* begin *

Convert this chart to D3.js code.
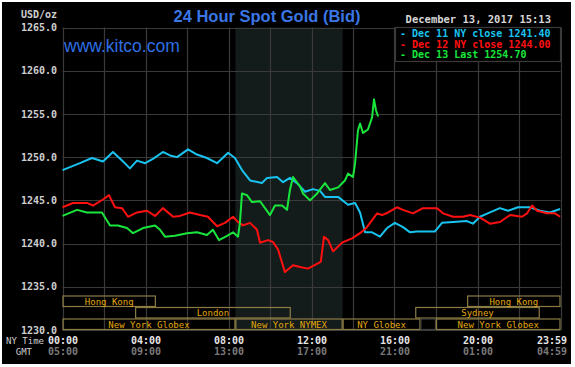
<!DOCTYPE html>
<html><head><meta charset="utf-8">
<script src="https://cdn.jsdelivr.net/npm/d3@7"></script>
<style>html,body{margin:0;padding:0;background:#fff;}svg{display:block;}</style>
</head><body>
<svg id="chart" width="575" height="367"></svg>
<script>
// ---- data ----
const dec11Hours = [0,0.84,1.42,1.95,2.43,2.87,3.25,3.59,3.98,4.36,4.84,5.18,5.52,6.05,6.48,6.96,7.45,7.98,8.31,8.65,9.04,9.61,9.86,10.34,10.63,10.96,11.30,11.69,12.07,12.41,12.65,13.28,13.76,14.10,14.34,14.58,14.92,15.30,15.64,16.02,16.41,16.75,17.08,17.95,18.29,18.82,19.49,19.78,20.12,20.60,21.08,21.47,21.95,22.53,23.01,23.49,23.98];
const dec11Prices = [1248.5,1249.3,1249.9,1249.5,1250.6,1249.6,1248.7,1249.6,1249.3,1249.8,1250.6,1250.2,1250.0,1250.9,1250.3,1249.9,1249.3,1250.5,1249.9,1248.5,1247.3,1247.0,1247.6,1247.7,1247.1,1247.6,1247.0,1246.0,1246.3,1246.1,1245.4,1245.4,1244.5,1244.7,1243.6,1241.3,1241.3,1240.8,1241.8,1242.4,1241.9,1241.3,1241.4,1241.4,1242.4,1242.5,1242.6,1242.3,1243.1,1243.6,1244.1,1243.8,1244.2,1244.2,1243.8,1243.6,1244.0];

const dec12Hours = [0,0.51,1.18,1.47,1.95,2.24,2.53,2.87,3.16,3.59,4.07,4.46,4.84,5.33,5.66,6.14,6.63,7.01,7.45,7.83,8.22,8.41,8.70,9.04,9.37,9.52,9.90,10.14,10.39,10.72,11.11,11.45,11.83,12.31,12.45,12.60,12.80,13.04,13.47,13.95,14.34,14.67,15.16,15.40,15.69,16.12,16.41,16.89,17.37,18.05,18.34,18.82,19.30,19.64,20.12,20.60,21.08,21.57,22.14,22.39,22.63,22.87,23.35,23.73,23.98];
const dec12Prices = [1244.2,1244.7,1244.7,1244.4,1245.1,1245.6,1244.2,1244.1,1243.1,1243.6,1243.8,1243.2,1244.1,1243.1,1243.2,1243.6,1243.3,1243.1,1242.0,1242.4,1243.1,1242.6,1242.1,1242.4,1241.6,1240.1,1240.4,1240.2,1239.3,1236.7,1237.5,1237.3,1237.1,1237.7,1237.9,1240.8,1240.4,1239.1,1240.1,1240.6,1241.2,1241.9,1243.5,1243.3,1243.6,1244.2,1243.9,1243.5,1244.1,1244.1,1243.5,1243.1,1243.1,1243.3,1243.0,1242.3,1242.5,1243.3,1243.1,1243.5,1244.4,1243.8,1243.5,1243.5,1243.1];

const dec13Hours = [0,0.70,1.18,1.90,2.29,2.67,3.11,3.40,3.88,4.46,4.70,4.94,5.42,6.00,6.48,6.96,7.25,7.54,7.93,8.22,8.46,8.55,8.65,8.89,9.13,9.52,9.76,10.00,10.24,10.58,10.82,10.96,11.11,11.45,11.59,11.93,12.27,12.65,12.89,13.28,13.61,13.76,14.00,14.10,14.24,14.34,14.48,14.72,14.92,15.01,15.11,15.21];
const dec13Prices = [1243.2,1243.9,1243.6,1243.6,1242.1,1242.1,1241.8,1241.2,1241.8,1242.1,1241.6,1240.8,1240.9,1241.2,1241.3,1241.0,1241.6,1240.4,1240.9,1241.3,1240.8,1242.4,1245.8,1245.6,1244.8,1244.9,1244.1,1243.3,1244.4,1244.4,1243.9,1246.2,1247.7,1246.6,1245.8,1245.0,1245.8,1247.0,1246.2,1246.5,1247.3,1248.1,1247.7,1249.3,1253.1,1253.9,1252.8,1253.2,1254.6,1256.7,1255.4,1254.7];

const seriesNames = ["Dec 11 NY close 1241.40","Dec 12 NY close 1244.00","Dec 13 Last 1254.70"];
const seriesColors = ["#19c3f0","#ff1010","#19e63c"];

const yTicks = [1230,1235,1240,1245,1250,1255,1260,1265];
const xGrid = [0,2,4,6,8,10,12,14,16,18,20,22,24];
const xLabelHours = [0,4,8,12,16,20,24];
const nyLabels = ["00:00","04:00","08:00","12:00","16:00","20:00","23:59"];
const gmtLabels = ["05:00","09:00","13:00","17:00","21:00","01:00","04:59"];

const nyHoursShade = [8.333, 13.5];
const sessionRows = [0,0,1,1,2,2,2,2,2];
const sessionStart = [0,19.5,3.5,17,0,8.333,13.5,17.25,18];
const sessionEnd = [4.5,24,11,23,8.333,13.5,17.25,18,24];
const sessionLabels = ["Hong Kong","Hong Kong","London","Sydney","New York Globex","New York NYMEX","NY Globex","","New York Globex"];

const titleText = "24 Hour Spot Gold (Bid)";
const dateText = "December 13, 2017 15:13";

// ---- drawing ----
const svg = d3.select("#chart");
const L = 62.5, R = 560.5, T = 27.5, B = 330;
const x = d3.scaleLinear().domain([0,24]).range([L,R]);
const y = d3.scaleLinear().domain([1230,1265]).range([B,T]);
const mono = "'DejaVu Sans Mono', monospace";

svg.append("rect").attr("x",2).attr("y",2).attr("width",569).attr("height",362).attr("fill","#000");

// shaded NY session
svg.append("rect").attr("x",x(nyHoursShade[0])).attr("y",T)
  .attr("width",x(nyHoursShade[1])-x(nyHoursShade[0])).attr("height",B-T).attr("fill","#141b1b");

// grid
const grid = svg.append("g").attr("stroke","#3a3a3a").attr("stroke-width",1.2);
grid.selectAll(".v").data(xGrid).join("line")
  .attr("x1",d=>Math.round(x(d))+0.5).attr("x2",d=>Math.round(x(d))+0.5).attr("y1",T).attr("y2",B);
grid.selectAll(".h").data(yTicks).join("line")
  .attr("y1",d=>Math.round(y(d))+0.5).attr("y2",d=>Math.round(y(d))+0.5).attr("x1",L).attr("x2",R);

// y axis labels
const yAxis = d3.axisLeft(y).tickValues(yTicks).tickSize(0).tickPadding(5).tickFormat(d3.format(".1f"));
const gy = svg.append("g").attr("transform",`translate(${L-0.5},0)`).call(yAxis);
gy.select(".domain").remove();
gy.selectAll("text").attr("fill","#cfcfcf").attr("font-family",mono).attr("font-size","10px").attr("font-weight","bold");

svg.append("text").attr("x",57).attr("y",18).attr("text-anchor","end").attr("fill","#cfcfcf")
  .attr("font-family",mono).attr("font-size","10px").attr("font-weight","bold").text("USD/oz");

// bottom axes
const nyAxis = d3.axisBottom(x).tickValues(xLabelHours).tickSize(0).tickPadding(0)
  .tickFormat((d,i)=>nyLabels[i]);
const gx = svg.append("g").attr("transform",`translate(0,${B})`).call(nyAxis);
gx.select(".domain").remove();
gx.selectAll("text").attr("fill","#e6e6e6").attr("font-family",mono).attr("font-size","10px").attr("font-weight","bold").attr("y",14).attr("dy",0);
gx.selectAll(".tick").filter(d=>d===24).select("text").attr("text-anchor","end").attr("dx",6);

const gmtAxis = d3.axisBottom(x).tickValues(xLabelHours).tickSize(0).tickPadding(0)
  .tickFormat((d,i)=>gmtLabels[i]);
const gg = svg.append("g").attr("transform",`translate(0,${B})`).call(gmtAxis);
gg.select(".domain").remove();
gg.selectAll("text").attr("fill","#7a7a7a").attr("font-family",mono).attr("font-size","10px").attr("font-weight","bold").attr("y",25).attr("dy",0);
gg.selectAll(".tick").filter(d=>d===24).select("text").attr("text-anchor","end").attr("dx",6);

svg.append("text").attr("x",44).attr("y",344).attr("text-anchor","end").attr("fill","#cfcfcf")
  .attr("font-family",mono).attr("font-size","9px").text("NY Time");
svg.append("text").attr("x",32).attr("y",355).attr("text-anchor","end").attr("fill","#cfcfcf")
  .attr("font-family",mono).attr("font-size","9px").text("GMT");

// sessions
const rowH = 11.5, rowTop = B - 3*rowH;
const sess = sessionRows.map((r,i)=>({r, s:sessionStart[i], e:sessionEnd[i], label:sessionLabels[i]}));
const sg = svg.append("g");
sg.selectAll("rect").data(sess).join("rect")
  .attr("x",d=>x(d.s)+0.5).attr("y",d=>rowTop + d.r*rowH+0.5)
  .attr("width",d=>x(d.e)-x(d.s)-1).attr("height",rowH-1)
  .attr("fill","none").attr("stroke",d=>d.label?"#8c7c44":"#404040").attr("stroke-width",1.2);
sg.selectAll("text").data(sess).join("text")
  .attr("x",d=>(x(d.s)+x(d.e))/2).attr("y",d=>rowTop + d.r*rowH + 9)
  .attr("text-anchor","middle").attr("fill","#e3a80c").attr("font-family",mono).attr("font-size","9px")
  .text(d=>d.label);

// series lines
const line = d3.line().x(d=>x(d[0])).y(d=>y(d[1]));
const series = [
  d3.zip(dec11Hours, dec11Prices),
  d3.zip(dec12Hours, dec12Prices),
  d3.zip(dec13Hours, dec13Prices)
];
svg.append("g").selectAll("path").data(series).join("path")
  .attr("d",line).attr("fill","none").attr("stroke",(d,i)=>seriesColors[i]).attr("stroke-width",2).attr("stroke-linejoin","round");

// legend
svg.append("rect").attr("x",395.5).attr("y",T).attr("width",R-395.5).attr("height",34)
  .attr("fill","#000").attr("stroke","#3a3a3a").attr("stroke-width",1.2);
svg.append("g").selectAll("text").data(seriesNames).join("text")
  .attr("x",400).attr("y",(d,i)=>37+i*10.5).attr("fill",(d,i)=>seriesColors[i])
  .attr("font-family",mono).attr("font-size","10px").attr("font-weight","bold")
  .text(d=>"- "+d);

// titles
svg.append("text").attr("x",267).attr("y",22).attr("text-anchor","middle").attr("fill","#3a76e4")
  .attr("font-family","'Liberation Sans', Arial, sans-serif").attr("font-size","16.5px").attr("font-weight","bold").text(titleText);
svg.append("text").attr("x",64).attr("y",51.5).attr("fill","#2f6fe3")
  .attr("font-family","'Liberation Sans', Arial, sans-serif").attr("font-size","17.5px").text("www.kitco.com");
svg.append("text").attr("x",551).attr("y",23).attr("text-anchor","end").attr("fill","#d6d6d6")
  .attr("font-family",mono).attr("font-size","10.5px").attr("font-weight","bold").text(dateText);
</script>
</body></html>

* end *

TASK REQUIREMENTS: Check each line above for the word "chart" and copy the ones that have it.

RESULT FOR THIS EXERCISE:
Convert this chart to D3.js code.
<svg id="chart" width="575" height="367"></svg>
const svg = d3.select("#chart");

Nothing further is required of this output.